In Kansas, judges may instruct jurors they can gauge credibility on several factors, including “the degree of certainty demonstrated by the witness at the time of any identification.”

Studies show such certainty and confidence tends to influence jurors.

“A victim or a witness takes the stand, and he or she are very sincere and often times very explicit and very confident, and all those are qualities people assume go with accuracy. But they don’t,” Wrightsman said.

“You can find confident people who are not accurate. And you can find people who are hesitant, who are just careful people, and they are very accurate.”

The consideration of new guidelines comes in the wake of a Wichita man’s conviction based on the eyewitness testimony of the victim.
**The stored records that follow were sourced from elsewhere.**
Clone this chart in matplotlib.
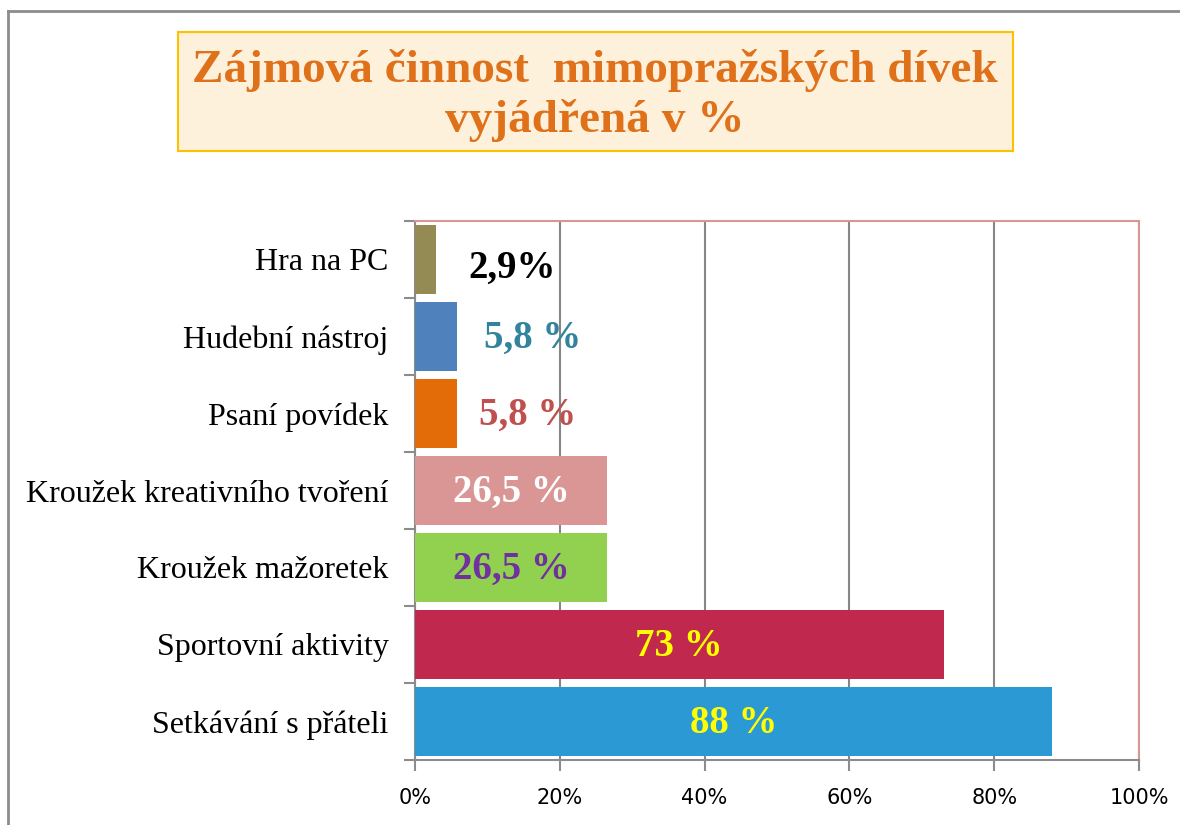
import numpy as np
import matplotlib.pyplot as plt
from matplotlib.patches import Rectangle
from matplotlib.lines import Line2D

categories = ['Hra na PC', 'Hudební nástroj', 'Psaní povídek',
              'Kroužek kreativního tvoření', 'Kroužek mažoretek',
              'Sportovní aktivity', 'Setkávání s přáteli']
values = [2.9, 5.8, 5.8, 26.5, 26.5, 73, 88]
value_labels = ['2,9%', '5,8 %', '5,8 %', '26,5 %', '26,5 %', '73 %', '88 %']
xticks = [0, 20, 40, 60, 80, 100]
xtick_labels = ['0%', '20%', '40%', '60%', '80%', '100%']

bar_colors = ['#948a54', '#4f81bd', '#e36c09', '#d99694', '#92d050', '#c0284e', '#2a99d4']
label_colors = ['black', '#31849b', '#c0504d', 'white', '#7030a0', '#ffff00', '#ffff00']
label_offset = [10.5, 10.5, 9.8, None, None, None, None]

serif = ['Liberation Serif', 'DejaVu Serif']

fig = plt.figure(figsize=(11.8, 8.25), dpi=100)

# outer frame
fig.add_artist(Line2D([8/1180, 1.0], [1 - 11/825, 1 - 11/825], color='#8c8c8c', lw=2))
fig.add_artist(Line2D([8/1180, 8/1180], [0, 1 - 11/825], color='#8c8c8c', lw=2))

# title box
fig.add_artist(Rectangle((178/1180, 1 - 151/825), 835/1180, 119/825,
                         facecolor='#fdf1db', edgecolor='#ffc000', lw=1.5))
fig.text(595/1180, 1 - 70/825, 'Zájmová činnost  mimopražských dívek',
         ha='center', va='center', fontsize=34, fontweight='bold',
         color='#e0711b', family=serif)
fig.text(595/1180, 1 - 120/825, 'vyjádřená v %',
         ha='center', va='center', fontsize=34, fontweight='bold',
         color='#e0711b', family=serif)

ax = fig.add_axes([415/1180, 65/825, 724/1180, 539/825])
y = np.arange(len(categories))[::-1]
ax.barh(y, values, height=0.9, color=bar_colors, zorder=3)
ax.set_xlim(0, 100)
ax.set_ylim(-0.5, len(categories) - 0.5)

for i in range(len(values)):
    if label_offset[i] is None:
        lx = values[i] / 2
    else:
        lx = values[i] + label_offset[i]
    dy = -0.12 if i == 0 else -0.03
    ax.text(lx, y[i] + dy, value_labels[i], ha='center', va='center',
            fontsize=28, fontweight='bold', color=label_colors[i],
            family=serif, zorder=4)

ax.set_xticks(xticks)
ax.set_xticklabels(xtick_labels, family=['Liberation Sans Narrow', 'DejaVu Sans'], fontsize=15)
ax.set_yticks(y)
ax.set_yticklabels(categories, family=serif, fontsize=23)
ax.tick_params(axis='y', length=0, pad=19)
ax.set_yticks(np.arange(len(categories) + 1) - 0.5, minor=True)
ax.tick_params(axis='y', which='minor', length=8, width=1.5, color='#8c8c8c')
ax.tick_params(axis='x', length=8, width=1.5, color='#8c8c8c', pad=12)

ax.grid(axis='x', color='#868686', lw=1.5, zorder=1)
for s in ['left', 'bottom']:
    ax.spines[s].set_color('#8c8c8c')
    ax.spines[s].set_linewidth(1.5)
for s in ['top', 'right']:
    ax.spines[s].set_color('#d99694')
    ax.spines[s].set_linewidth(1.5)

fig.savefig('out.png', dpi=100)
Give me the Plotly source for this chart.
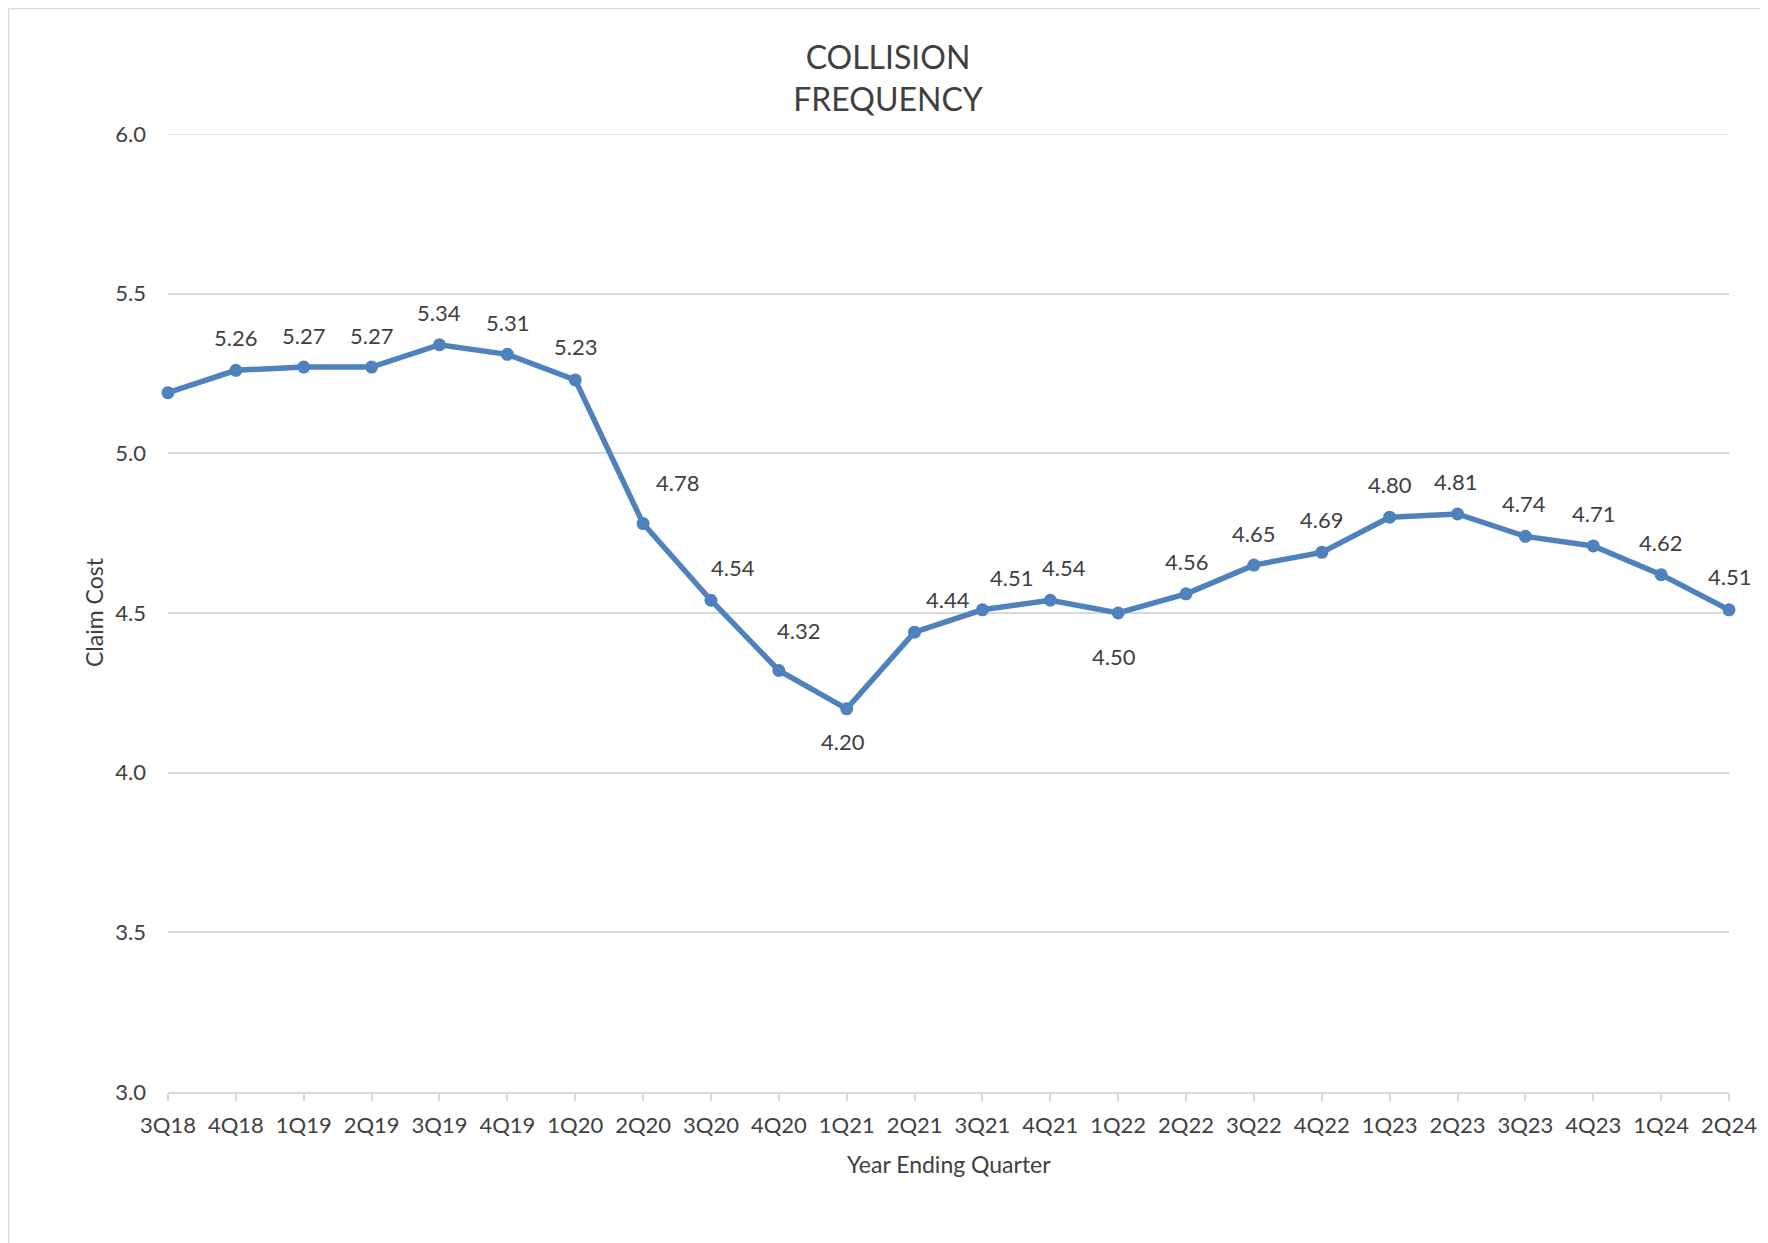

Michael T. Mitchell was convicted in 2007 of aggravated robbery and sentenced to nearly seven years in prison.  Mitchell’s conviction was based largely on a confident witness who identified him in a photo lineup. According to the Associated Press, iIn Mitchell’s case, the jury was given the standard instruction on eyewitness testimony over defense objections.  He has since asked for a new trial.

“If that factor had been rejected as a poor indicator of reliability, it should be removed from the instructions guiding juries,” appellate public defender Ryan Eddinger argued in filings to the Supreme Court.

 “Without experts, all you have is the jury instructions to guide them,” said Michael Kaye, law professor at Washburn University.

“The public needs to know that eyewitnesses are not always right,” he said. “That the court is willing to consider science and other factors shows progressive thinking.”

Kansas isn’t the first state to consider new jury guidelines.  In New York State, the Supreme Court ruled that judges must allow experts to testify on eyewitness reliability when cases rely mostly on eyewitness testimony.